Enfin, l’adoption par le Parlement européen du Pacte sur la migration et l’asile en mai 2024 vient sceller le durcissement des précédents mandats. Celui-ci propose de remédier aux nombreuses failles de la politique d’asile européenne. Plusieurs dispositions sont prévues, notamment le renforcement des contrôles aux frontières, des mesures pour dissuader les candidats à l’immigration au départ de leurs pays d’origine, ainsi que la réorganisation de la gestion de l’asile, en particulier lors de situations de crise.

Les médias, un catalyseur d’opinion?

En janvier 2024, une étude publiée par la fondation Jean Jaurès, l’un des principaux think tanks politiques français, démontrait que l’immigration ne constituait pas un thème prioritaire pour les Français. Selon cette dernière, cette préoccupation oscillait entre la 7e et la 14e place entre 2013 et 2022.

Cette situation semble toutefois avoir changé au cours des derniers mois. Selon plusieurs sondages menés en mai par les instituts Ipsos et Ifop, la question de l’immigration a grimpé au second rang parmi les préoccupations des personnes interrogées.

Comment une telle remontée a-t-elle pu se produire? Loin de constituer une révélation chez les électeurs, la réponse est à chercher du côté de la surexposition médiatique. Selon une étude publiée par le CNRS français en 2022 au cours de l’élection présidentielle, la médiatisation accrue de la problématique de l’immigration sur les principales chaînes françaises avait eu pour effet d’accentuer la polarisation sur ce sujet. En d’autres termes, cela a poussé les électeurs vers les extrêmes – de la gauche vers l’extrême gauche, et du centre et de la droite vers l’extrême droite.

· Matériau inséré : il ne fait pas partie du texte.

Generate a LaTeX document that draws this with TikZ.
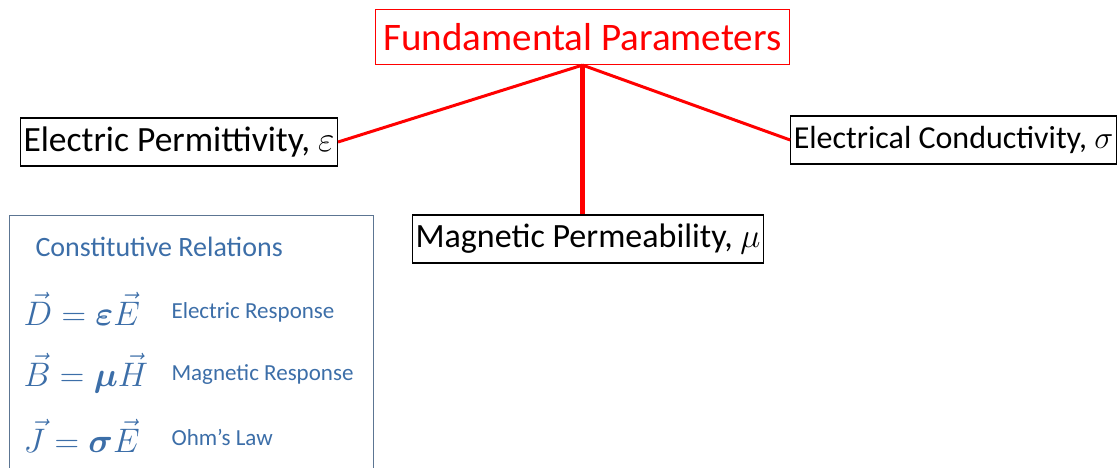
\RequirePackage{fix-cm}
\documentclass[tikz,border=0pt]{standalone}
\usepackage{amsmath}
\usepackage{fontspec}
\setmainfont{Carlito}
\definecolor{relBlue}{HTML}{3C6EA8}
\definecolor{relFrame}{HTML}{5C7592}

\begin{document}
\begin{tikzpicture}[x=1pt, y=-1pt,
    param/.style={draw=black, line width=1.2pt, inner xsep=3pt, inner ysep=0pt,
      minimum height=48pt, font=\fontsize{34}{37}\selectfont},
    topbox/.style={draw=red, line width=1.2pt, text=red, inner xsep=8pt, inner ysep=0pt,
      minimum height=55pt, font=\fontsize{39}{42}\selectfont},
    link/.style={draw=red, line width=3pt},
    rel/.style={anchor=west, text=relBlue, font=\fontsize{23}{26}\selectfont},
    eqn/.style={anchor=west, text=relBlue, font=\fontsize{34}{38}\selectfont},
]
\useasboundingbox (0,0) rectangle (1119,468);

% parameter tree
\node[topbox] (fund) at (582.5, 37) {Fundamental Parameters};
\node[param, font=\fontsize{35.5}{38}\selectfont] (perm) at (179, 142) {Electric Permittivity, $\varepsilon$};
\node[param, font=\fontsize{32}{35}\selectfont] (cond) at (953.5, 140) {Electrical Conductivity, $\sigma$};
\node[param] (mu) at (588, 239) {Magnetic Permeability, $\mu$};

\draw[link] (fund.south) -- (perm.east);
\draw[link] (fund.south) -- (cond.west);
\draw[link, line width=5pt] (fund.south) -- (fund.south |- mu.north);

% constitutive relations
\draw[relFrame, line width=1pt] (9,470) |- (373,215) -- (373,470);
\node[rel, font=\fontsize{28}{31}\selectfont] (title) at (32, 247) {Constitutive Relations};
\node[eqn] (eqD) at (20, 309) {$\vec{D} = \boldsymbol{\varepsilon}\vec{E}$};
\node[eqn] (eqB) at (20, 373) {$\vec{B} = \boldsymbol{\mu}\vec{H}$};
\node[eqn] (eqJ) at (20, 436) {$\vec{J} = \boldsymbol{\sigma}\vec{E}$};
\node[rel] (resE) at (168, 312) {Electric Response};
\node[rel] (resB) at (168, 375) {Magnetic Response};
\node[rel] (ohm) at (168, 437) {Ohm’s Law};
\end{tikzpicture}
\end{document}
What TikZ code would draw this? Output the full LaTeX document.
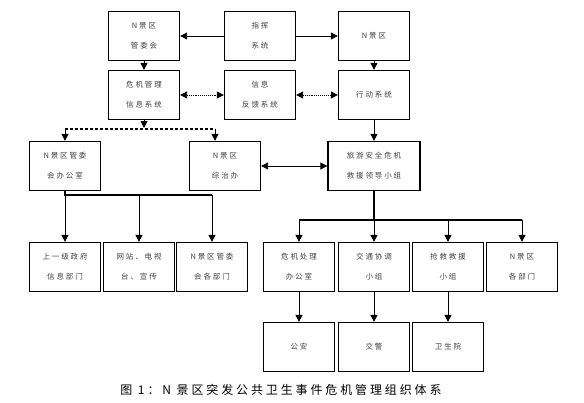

Or, cette surexposition est largement attribuable à certains responsables politiques. Tagaday, la principale plateforme de veille médiatique en France, a publié une étude début juin sur les temps de parole lors des élections européennes. Les résultats sont sans équivoque: Jordan Bardella a bénéficié d’une couverture médiatique bien plus importante que ses concurrents. Il est important de rappeler que c’est précisément lui qui défend un discours musclé contre l’immigration.

En choisissant de mettre en avant ce sujet au détriment d’autres, M. Bardella et d’autres acteurs ont contribué à accentuer cette polarisation. Ce faisant, des questions généralement jugées plus cruciales par les Français, telles que le pouvoir d’achat ou le changement climatique, ont été reléguées au second plan.